Há ou não hotéis a mais na Baixa?
Numa altura em que muito se tem falado numa suposta febre hoteleira na Baixa pombalina, Manuel Salgado diz que não compete à Câmara de Lisboa “fazer uma regulação do mercado”, algo que, em seu entender, nem sequer seria “desejável”. O autarca acredita que se os promotores avançam com os projectos é porque haverá procura e recusa a ideia de que se esteja a roubar espaço para a habitação.
“Não lhe sei dizer isso”, respondeu Manuel Salgado, quando o PÚBLICO lhe perguntou se não haverá um excesso de oferta quando todos os hotéis que têm vindo a ser licenciados para esta zona da cidade estiverem abertos. “Eu não sou hoteleiro, mas também não acredito que alguém se ponha a investir uns milhões a construir um hotel e não tenha feito as contas”, acrescenta, lembrando que, “na maior parte das cidades, os hotéis tendem a estar concentrados no centro”.

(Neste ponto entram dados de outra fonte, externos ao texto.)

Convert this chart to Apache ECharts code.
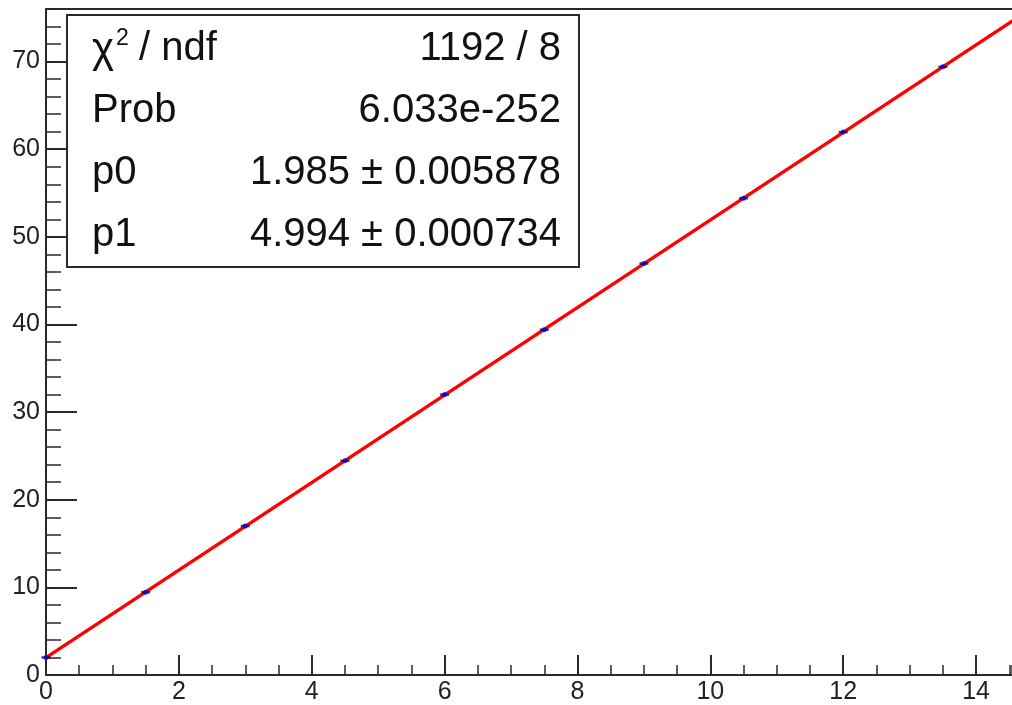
<!DOCTYPE html>
<html>
<head>
<meta charset="utf-8">
<script src="https://cdn.jsdelivr.net/npm/echarts@6/dist/echarts.min.js"></script>
<style>
html,body{margin:0;padding:0;background:#fff;}
#c{width:1012px;height:705px;}
</style>
</head>
<body>
<div id="c"></div>
<script>
// ---- data ----
const pointX = [0, 1.5, 3, 4.5, 6, 7.5, 9, 10.5, 12, 13.5];
const pointY = [2.0, 9.45, 17.0, 24.45, 32.0, 39.4, 46.95, 54.4, 61.95, 69.4];
const fitX = [0, 14.6];
const fitY = [1.985, 74.9];
const xTickLabels = [0, 2, 4, 6, 8, 10, 12, 14];
const yTickLabels = [0, 10, 20, 30, 40, 50, 60, 70];
const statNames = ['Prob', 'p0', 'p1'];
const statValues = ['6.033e-252', '1.985 \u00b1 0.005878', '4.994 \u00b1 0.000734'];
const chiLabel = '\u03c7';
const chiValue = '1192 / 8';

const X_MIN = 0, X_MAX = 14.54, Y_MIN = 0, Y_MAX = 76;
const AX = '#2a2a2a';
const FONT = 'Liberation Sans, Arial, Helvetica, sans-serif';

const chart = echarts.init(document.getElementById('c'), null, {renderer: 'canvas'});

const points = pointX.map((x, i) => [x, pointY[i]]);
const fit = fitX.map((x, i) => [x, fitY[i]]);

function fmtIn(list) {
  return v => (list.indexOf(Math.round(v * 1000) / 1000) >= 0 ? String(v) : '');
}

const boxL = 67, boxT = 15, boxW = 512, boxH = 252;
const textL = 92, textR = 561;
const rowY = [111, 173, 235];
const SF = '40px ' + FONT;

const graphics = [
  {type: 'rect', shape: {x: boxL, y: boxT, width: boxW, height: boxH},
   style: {fill: '#fff', stroke: AX, lineWidth: 2}, z: 100},
  {type: 'text', x: textL, y: 50, style: {text: chiLabel, font: '42px ' + FONT, fill: '#111', textVerticalAlign: 'middle'}, z: 101},
  {type: 'text', x: 116, y: 39, style: {text: '2', font: '23px ' + FONT, fill: '#111', textVerticalAlign: 'middle'}, z: 101},
  {type: 'text', x: 128, y: 49, style: {text: ' / ndf', font: SF, fill: '#111', textVerticalAlign: 'middle'}, z: 101},
  {type: 'text', x: textR, y: 49, style: {text: chiValue, font: SF, fill: '#111', textAlign: 'right', textVerticalAlign: 'middle'}, z: 101}
];
statNames.forEach((n, i) => {
  graphics.push({type: 'text', x: textL, y: rowY[i], style: {text: n, font: SF, fill: '#111', textVerticalAlign: 'middle'}, z: 101});
  graphics.push({type: 'text', x: textR, y: rowY[i], style: {text: statValues[i], font: SF, fill: '#111', textAlign: 'right', textVerticalAlign: 'middle'}, z: 101});
});

const option = {
  animation: false,
  backgroundColor: '#fff',
  grid: {left: 46, top: 9, right: 0, bottom: 28, containLabel: false},
  xAxis: [
    {type: 'value', position: 'bottom', min: X_MIN, max: X_MAX, interval: 2,
     axisLine: {show: true, lineStyle: {color: AX, width: 2}},
     axisTick: {show: true, inside: true, length: 20, lineStyle: {color: AX, width: 2}},
     axisLabel: {show: true, margin: 5, showMaxLabel: false, color: '#222', fontSize: 25, fontFamily: FONT, formatter: fmtIn(xTickLabels)},
     splitLine: {show: false}},
    {type: 'value', position: 'bottom', min: X_MIN, max: X_MAX, interval: 0.5,
     axisLine: {show: false},
     axisTick: {show: true, inside: true, length: 10, lineStyle: {color: AX, width: 1.5}},
     axisLabel: {show: false}, splitLine: {show: false}},
    {type: 'value', position: 'top', min: X_MIN, max: X_MAX,
     axisLine: {show: true, lineStyle: {color: AX, width: 2}},
     axisTick: {show: false}, axisLabel: {show: false}, splitLine: {show: false}}
  ],
  yAxis: [
    {type: 'value', position: 'left', min: Y_MIN, max: Y_MAX, interval: 10,
     axisLine: {show: true, lineStyle: {color: AX, width: 2}},
     axisTick: {show: true, inside: true, length: 31, lineStyle: {color: AX, width: 2}},
     axisLabel: {show: true, margin: 6, showMaxLabel: false, color: '#222', fontSize: 25, fontFamily: FONT, formatter: fmtIn(yTickLabels)},
     splitLine: {show: false}},
    {type: 'value', position: 'left', min: Y_MIN, max: Y_MAX, interval: 2,
     axisLine: {show: false},
     axisTick: {show: true, inside: true, length: 15, lineStyle: {color: AX, width: 1.5}},
     axisLabel: {show: false}, splitLine: {show: false}}
  ],
  series: [
    {type: 'line', name: 'fit', xAxisIndex: 0, yAxisIndex: 0, data: fit, showSymbol: false, clip: true,
     lineStyle: {color: '#ff0000', width: 3.5}, z: 3},
    {type: 'scatter', name: 'errx', xAxisIndex: 0, yAxisIndex: 0, data: points, symbol: 'rect', symbolSize: [9, 2.5],
     itemStyle: {color: '#111'}, z: 4},
    {type: 'scatter', name: 'data', xAxisIndex: 0, yAxisIndex: 0, data: points, symbol: 'circle', symbolSize: 5,
     itemStyle: {color: '#0000ff'}, z: 5}
  ],
  graphic: graphics
};
chart.setOption(option);
</script>
</body>
</html>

O vereador do Urbanismo admite que a opção por um equipamento desta natureza implica que haverá menos um edifício de habitação, mas sublinha que “são raros os hotéis que são construídos de raiz”, surgindo “a maior parte” deles em prédios que já tinham esse fim ou que eram pensões e foram entretanto reabilitados.
Além disso, afirma Manuel Salgado, é preciso que haja na Baixa, onde há 79 edifícios total ou parcialmente devolutos, “uma mistura” de usos, com residentes, emprego e comércio. A esse respeito, o autarca admite que se está a assistir a “uma coisa perversa” nesta zona: à transformação de “muita habitação” em habitação de curta duração.

Quanto à questão da preservação das lojas históricas, o vereador diz que “legalmente” a câmara “não tem mecanismos” para fazer mais. E apela à sociedade civil para que se organize, dando como exemplo Covent Garden, em Londres, onde “uma associação de comerciantes adquire espaços e os arrenda”.